I'm narrowing this question on Reddit's r/investing to North America. But don't hesitate to discuss other Five Eyes (FVEY) – Australia, Canada, New Zealand, UK, US. I'm posting here because I prefer self-contained answers. I hate scrolling reddit's long-winded dialogue!
It's common to postulate that
stock market indices are semi-strong efficient, so that "all available information about a company has already been priced in".
in the long term, indices such as the S&P500 and NASDAQ100 are expected to grow, so that investing in them will usually profit you in the long term.
How are these two postulates compatible? Doesn't semi-strong Efficient Market Hypothesis mean that the market semi-strong-efficiently values X's share price, so that on average, X's share price remains steady?
News may arrive in the future and affect this semi-strong-efficient stock price, but shouldn't such news average out to 0? Because there's no reason to expect more negative news that positive news, or vice versa? If there was, such news should have already been priced into X's current share price.

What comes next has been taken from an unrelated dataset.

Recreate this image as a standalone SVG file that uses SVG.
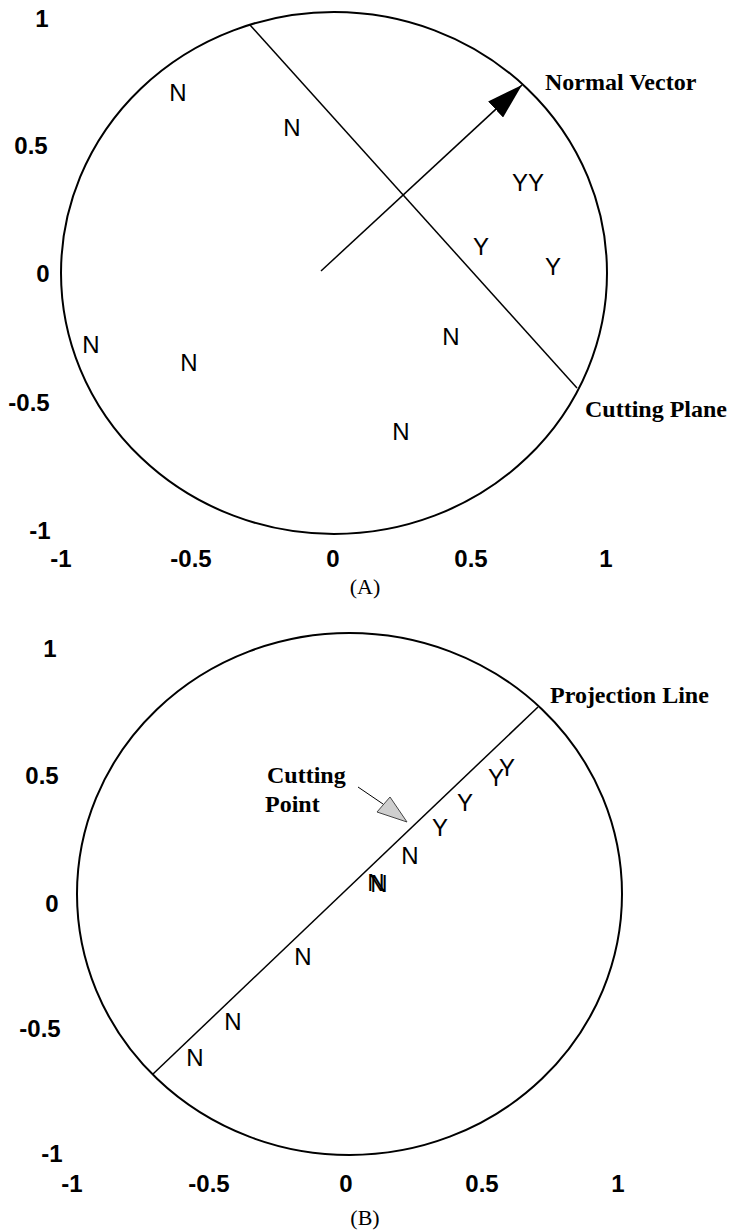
<svg xmlns="http://www.w3.org/2000/svg" width="731" height="1232" viewBox="0 0 731 1232">
<style>
.ax{font-family:"Liberation Sans",Arial,sans-serif;font-weight:bold;font-size:24px;text-anchor:middle;fill:#000}
.pt{font-family:"Liberation Sans",Arial,sans-serif;font-size:24px;text-anchor:middle;fill:#000}
.lbl{font-family:"Liberation Serif","Times New Roman",serif;font-weight:bold;font-size:24px;fill:#000}
.cap{font-family:"Liberation Serif","Times New Roman",serif;font-size:22px;text-anchor:middle;fill:#000}
.frame{fill:none;stroke:#000;stroke-width:2}
.conn{fill:none;stroke:#000;stroke-width:1.5}
.thin{fill:none;stroke:#000;stroke-width:1}
</style>
<defs>
<marker id="head" viewBox="0 0 36 22" refX="36" refY="11" markerWidth="36" markerHeight="22" markerUnits="userSpaceOnUse" orient="auto">
<path d="M0,0 L36,11 L0,22 z" fill="#000"/>
</marker>
</defs>
<rect width="731" height="1232" fill="#fff"/>

<!-- Panel A -->
<g id="panel-a">
<g id="a-circle"><ellipse class="frame" cx="334" cy="273" rx="273" ry="261"/></g>
<g id="a-yaxis">
<text class="ax" x="42" y="27">1</text>
<text class="ax" x="31" y="154">0.5</text>
<text class="ax" x="43" y="282">0</text>
<text class="ax" x="29" y="411">-0.5</text>
<text class="ax" x="40" y="539">-1</text>
</g>
<g id="a-xaxis">
<text class="ax" x="61" y="567">-1</text>
<text class="ax" x="191" y="567">-0.5</text>
<text class="ax" x="333" y="567">0</text>
<text class="ax" x="471" y="567">0.5</text>
<text class="ax" x="606" y="567">1</text>
</g>
<g id="a-points">
<text class="pt" x="178" y="101">N</text>
<text class="pt" x="292" y="136">N</text>
<text class="pt" x="528" y="191">YY</text>
<text class="pt" x="481" y="255">Y</text>
<text class="pt" x="553" y="275">Y</text>
<text class="pt" x="91" y="353">N</text>
<text class="pt" x="189" y="371">N</text>
<text class="pt" x="451" y="345">N</text>
<text class="pt" x="401" y="440">N</text>
</g>
<g id="a-normal-label"><text class="lbl" x="545" y="90">Normal Vector</text></g>
<g id="a-plane-label"><text class="lbl" x="585" y="417">Cutting Plane</text></g>
<g id="a-caption"><text class="cap" x="365" y="594">(A)</text></g>
</g>

<!-- Panel B -->
<g id="panel-b">
<g id="b-circle"><ellipse class="frame" cx="349.5" cy="894" rx="272.5" ry="261"/></g>
<g id="b-yaxis">
<text class="ax" x="50" y="657">1</text>
<text class="ax" x="42" y="784">0.5</text>
<text class="ax" x="52" y="912">0</text>
<text class="ax" x="40" y="1037">-0.5</text>
<text class="ax" x="52" y="1162">-1</text>
</g>
<g id="b-xaxis">
<text class="ax" x="72" y="1192">-1</text>
<text class="ax" x="209" y="1192">-0.5</text>
<text class="ax" x="346" y="1192">0</text>
<text class="ax" x="482" y="1192">0.5</text>
<text class="ax" x="618" y="1192">1</text>
</g>
<g id="b-points">
<text class="pt" x="496" y="786">Y</text>
<text class="pt" x="507" y="776">Y</text>
<text class="pt" x="465" y="811">Y</text>
<text class="pt" x="440" y="836">Y</text>
<text class="pt" x="410" y="864">N</text>
<text class="pt" x="376" y="891">N</text>
<text class="pt" x="379" y="892">N</text>
<text class="pt" x="303" y="965">N</text>
<text class="pt" x="233" y="1030">N</text>
<text class="pt" x="195" y="1066">N</text>
</g>
<g id="b-projection-label"><text class="lbl" x="550" y="703">Projection Line</text></g>
<g id="b-cutting-label"><text class="lbl" x="267" y="783">Cutting</text><text class="lbl" x="265" y="812">Point</text></g>
<g id="b-cutting-marker"><polygon points="377,812 390,797 407,822" fill="#cfcfcf" stroke="#444" stroke-width="1"/></g>
<g id="b-caption"><text class="cap" x="365" y="1225">(B)</text></g>
</g>

<!-- Connectors -->
<g id="connectors">
<line id="cutting-plane" class="conn" x1="250" y1="25" x2="577" y2="388"/>
<line id="normal-vector" class="conn" x1="321" y1="271" x2="522" y2="85" marker-end="url(#head)"/>
<line id="projection-line" class="conn" x1="153" y1="1074" x2="538" y2="707"/>
<line id="cutting-point-pointer" class="thin" x1="358" y1="787" x2="383" y2="804"/>
</g>
</svg>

As an example, let's postulate that the market behaves semi-strong-efficiently and values X's stock at 100 tomorrow. This means X's stock today should also be Net Present Value of 100, correct? If not, then X's stock is undervalued today, and thus not semi-strong-efficiently valued by the market.
Similarly, if X's share price is expected to value 1000 next month, this 1000 should also be reflected into today's share price, so that today's share price is the Net Present Value of 1000.
This comment mentions "discount rate (risk free rate plus the equity risk premium", but Discount Rate is already incorporated into Net Present Value. Correct?